Stephen Hess, who served in both the Eisenhower and Nixon Administrations, is in a position to view Trump through a better historical lens than most. Hess, a lifelong Republican, is but one example of many who find the prospect of a Trump Presidency appalling, less for the policies he would actually impose than for the reductive and contemptuous demeaning of the office into something more suitable to the sleaze of “Reality TV:”
“It’s incredibly depressing,” Mr. Hess said of Mr.
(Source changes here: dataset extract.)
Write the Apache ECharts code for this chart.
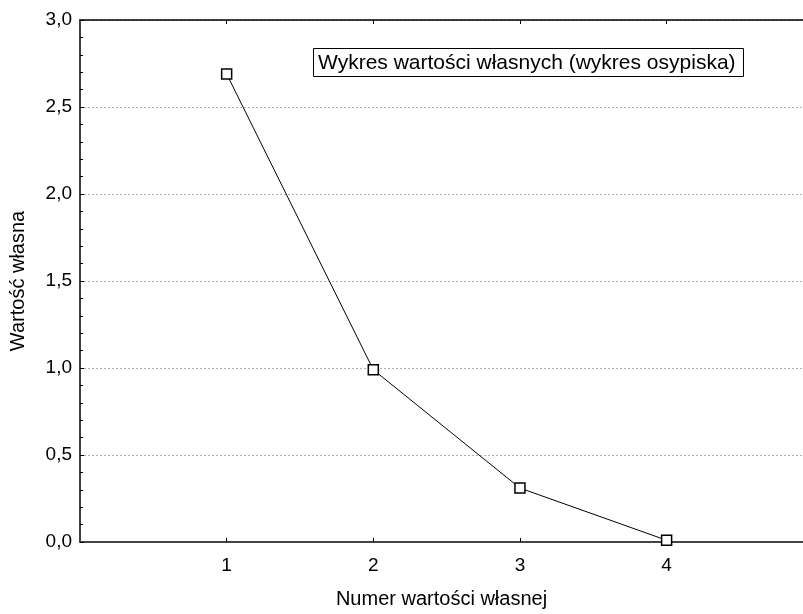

Trump. “He’s the most profoundly ignorant man I’ve ever seen at this level in terms of understanding the American presidency, and, even more troubling, he makes no effort to learn anything.”
Democrats, of course, are equally concerned about the corrosive impact of Trump upon our future politics, where racism, casual allusions to violence, misogyny and crass vulgarity are permitted to run rampant and not only tolerated, but rewarded as something acceptable.
“I worry that if those of us in politics and the media don’t do a lot of soul-searching after this election, a slightly smarter Trump will succeed in the future,” said Jon Favreau, Mr. Obama’s former chief speechwriter. “For some politicians and consultants, the takeaway from this election will be that they can get away with almost anything.”
The media, however, don’t do “soul-searching.” They rise and fall now with “clicks and eyeballs.” As the Times article notes, many of those interviewed console themselves with the dubious assurance that Trump, as a media celebrity, has been given a “special pass” in this election and his like will not rise again. The double standard applied by the media to Hillary Clinton in this campaign would appear to support that, in a perverse sort of way.
But then again, it’s impossible to imagine Secretary Clinton engaging in these types of antics, simply because she grew up in an environment that respected and valued public service. Trump has carved out a path for future politicians in this country who care about nothing but serving their own egos, whose motivation is not to help but to loot, for whom the idea of actually “serving the public” is an afterthought, at best.